Today I have been debugging why my Cloud-init scripts weren’t triggering on my Openstack environment.

I realised that something was wrong when I tried to use the noVNC console[1] with a password I’d set… no luck. So, next I ran a command to review the console logs[2], and saw a message (now, sadly, long gone – so I can’t even include it here!) suggesting there was an issue parsing my YAML file. Uh oh!

I’m using Ansible’s os_server module, and using templates to complete the userdata field, which in turn gets populated as cloud-init scripts…. and so clearly I had two ways to debug this – prefix my ansible playbook with a few debug commands, but then that can get messy… OR SSH into the box, and look through the logs. I knew I could SSH in, so the cloud-init had partially fired, but it just wasn’t parsing what I’d submitted. I had a quick look around, and found a post which mentioned debugging cloud-init. This mentioned that there’s a path (/var/lib/cloud/instances/$UUID/) you can mess around in, to remove some files to “fool” cloud-init into thinking it’s not been run… but, I reasoned, why not just see what’s there.

And in there, was the motherlode – user-data.txt…. bingo.

In the jinja2 template I was using to populate the userdata, I’d referenced another file, again using a template. It looks like that template needs an extra line at the end, otherwise, it all runs together.


This does concern me a little, as I had previously been using this stanza to “simply” change the default user password to something a little less complicated:

ssh_pwauth: True
  list: |
    ubuntu:{{ default_password }}
  expire: False

But now that I look at the documentation, I realise you can also specify that as a pre-hashed value (in which case, you would suffix that default_password item above with |password_hash('sha512')) which makes it all better again!

[1] If you run openstack --os-cloud cloud_a console url show servername gives you a URL to visit that has an HTML5 based VNC-ish client.
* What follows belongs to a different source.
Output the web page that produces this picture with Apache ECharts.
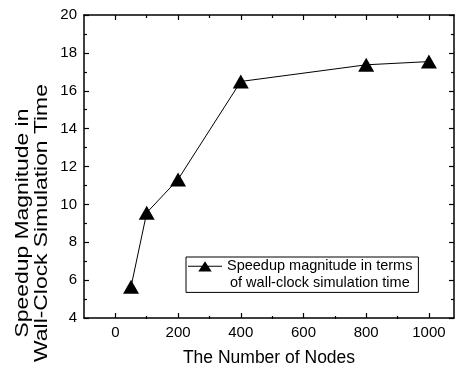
<!DOCTYPE html>
<html>
<head>
<meta charset="utf-8">
<script src="https://cdn.jsdelivr.net/npm/echarts@6/dist/echarts.min.js"></script>
<style>
html,body{margin:0;padding:0;background:#fff;}
#chart{width:457px;height:372px;}
</style>
</head>
<body>
<div id="chart"></div>
<script>
// ---- data ----
var nodes = [50, 100, 200, 400, 800, 1000];
var speedup = [5.65, 9.56, 11.32, 16.49, 17.37, 17.54];
var xMajorTicks = [0, 200, 400, 600, 800, 1000];
var xMinorTicks = [100, 300, 500, 700, 900];
var seriesName = 'Speedup magnitude in terms of wall-clock simulation time';
var legendLines = ['Speedup magnitude in terms', 'of wall-clock simulation time'];
var xTitle = 'The Number of Nodes';
var yTitleLines = ['Speedup Magnitude in', 'Wall-Clock Simulation Time'];

var FONT = '"Liberation Sans", Arial, Helvetica, sans-serif';
var X_MIN = -100, X_MAX = 1080, Y_MIN = 4, Y_MAX = 20;

var chart = echarts.init(document.getElementById('chart'), null, {renderer: 'canvas'});

var points = nodes.map(function (n, i) { return [n, speedup[i]]; });

var axisLineStyle = {color: '#000', width: 1.5};

function xAxisDef(gridIndex, position, ticks, len, showLine, showLabel) {
  var ax = {
    type: 'value',
    gridIndex: gridIndex,
    position: position,
    min: X_MIN,
    max: X_MAX,
    splitLine: {show: false},
    axisLine: {show: showLine, onZero: false, lineStyle: axisLineStyle},
    axisTick: {show: true, inside: true, length: len, customValues: ticks,
               lineStyle: {color: '#000', width: 1.2}},
    axisLabel: {show: showLabel, customValues: ticks, color: '#000',
                fontSize: 15, fontFamily: FONT, margin: 7,
                formatter: function (v) { return String(v); }}
  };
  return ax;
}

var xAxes = [
  xAxisDef(0, 'bottom', xMajorTicks, 5, true, true),
  xAxisDef(0, 'top', xMajorTicks, 5, true, false),
  xAxisDef(1, 'bottom', xMinorTicks, 3, false, false),
  xAxisDef(1, 'top', xMinorTicks, 3, false, false)
];
xAxes[0].name = xTitle;
xAxes[0].nameLocation = 'middle';
xAxes[0].nameGap = 31;
xAxes[0].nameTextStyle = {color: '#000', fontSize: 17.5, fontFamily: FONT};

function yAxisDef(gridIndex, position, showLabel, show) {
  return {
    type: 'value',
    gridIndex: gridIndex,
    position: position,
    show: show,
    min: Y_MIN,
    max: Y_MAX,
    interval: 2,
    splitLine: {show: false},
    axisLine: {show: true, onZero: false, lineStyle: axisLineStyle},
    axisTick: {show: true, inside: true, length: 5, lineStyle: {color: '#000', width: 1.2}},
    minorTick: {show: true, splitNumber: 2, length: 3, lineStyle: {color: '#000', width: 1.2}},
    axisLabel: {show: showLabel, color: '#000', fontSize: 15, fontFamily: FONT, margin: 7}
  };
}

var yAxes = [
  yAxisDef(0, 'left', true, true),
  yAxisDef(0, 'right', false, true),
  yAxisDef(1, 'left', false, false)
];

// legend icon: line + triangle placed at first text line (box 34 x 33.4)
var legendIcon = 'path://M0,0L0.01,0L0,0.01Z M34,33.4L33.99,33.4L34,33.39Z ' +
  'M0,7.85L34,7.85L34,8.85L0,8.85Z M17,3.2L23.7,13.5L10.3,13.5Z';

var option = {
  backgroundColor: '#fff',
  animation: false,
  grid: [
    {left: 84, top: 15, right: 3, bottom: 53, containLabel: false},
    {left: 84, top: 15, right: 3, bottom: 53, containLabel: false}
  ],
  xAxis: xAxes,
  yAxis: yAxes,
  legend: {
    data: [seriesName],
    left: 186,
    top: 257,
    orient: 'vertical',
    padding: [1, 6, 1, 2],
    borderColor: '#000',
    borderWidth: 1,
    itemWidth: 34,
    itemHeight: 33.4,
    icon: legendIcon,
    itemStyle: {color: '#000', borderWidth: 0},
    formatter: function () {
      return '{a|' + legendLines[0] + '}\n{b|' + legendLines[1] + '}';
    },
    textStyle: {
      color: '#000',
      fontFamily: FONT,
      fontSize: 14.5,
      rich: {
        a: {fontSize: 14.5, fontFamily: FONT, color: '#000', lineHeight: 16.7},
        b: {fontSize: 14.5, fontFamily: FONT, color: '#000', lineHeight: 16.7, padding: [0, 0, 0, 3]}
      }
    }
  },
  graphic: [{
    type: 'text',
    x: 33,
    y: 223,
    rotation: Math.PI / 2,
    scaleX: 1.27,
    scaleY: 1,
    style: {
      text: yTitleLines.join('\n'),
      font: '18px ' + FONT,
      fill: '#000',
      align: 'center',
      verticalAlign: 'middle',
      lineHeight: 19
    }
  }],
  series: [{
    name: seriesName,
    type: 'line',
    xAxisIndex: 0,
    yAxisIndex: 0,
    data: points,
    symbol: 'triangle',
    symbolSize: [16, 14],
    lineStyle: {color: '#000', width: 1},
    itemStyle: {color: '#000', borderWidth: 0}
  }]
};

chart.setOption(option);
</script>
</body>
</html>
Note the “cloud_a” and “servername” should be replaced by your clouds.yml reference and the server name or server ID you want to connect to.
[2] Like before, openstack --os-cloud cloud_a console log show servername gives you the output of the boot sequence (e.g. dmesg plus the normal startup commands, and finally, cloud-init). It can be useful. Equally, it’s logs… which means there’s a lot to wade through!

Working with complicated template data UserData in Ansible

My new job means I’m currently building a lot of test boxes with Ansible, particularly OpenStack guests. This means I’m trying to script as much as possible without actually … getting my hands dirty with the actual “logging into it and running things” perspective.

This week, I hit a problem standing up a popular firewall vendor’s machine with Ansible, because I was trying to bypass the first-time-wizard… anyway, it wasn’t working, and I couldn’t figure out why. I talked to my colleague [mohclips] and he eventually told me that I needed to use a template, because what I was trying to do was too complicated.

But, damn him, I knew that wasn’t the answer :)

Anyway, I found this comment on a ticket, which lead me to the following… if you’re finding that your userdata: variable in the os_server module of Ansible isn’t working, you might need to wrap it up like this:

userdata: |
  {%- raw -%}#!/bin/bash
  # Kill script if the pipe fails
  set -euf -o pipefail
  # Write everything from this point on to Syslog
  echo " == Set admin credentials == "
  clish -c 'set user admin password-hash {% endraw -%}{{ default_password|password_hash('sha512') }}{%- raw -%}' -s
  {% endraw %}

Note that, if you have a space before your variable, use {% endraw -%} and if you’ve a space after it, use {%- raw %} as the hyphen means “ditch all the spaces before/after this command”.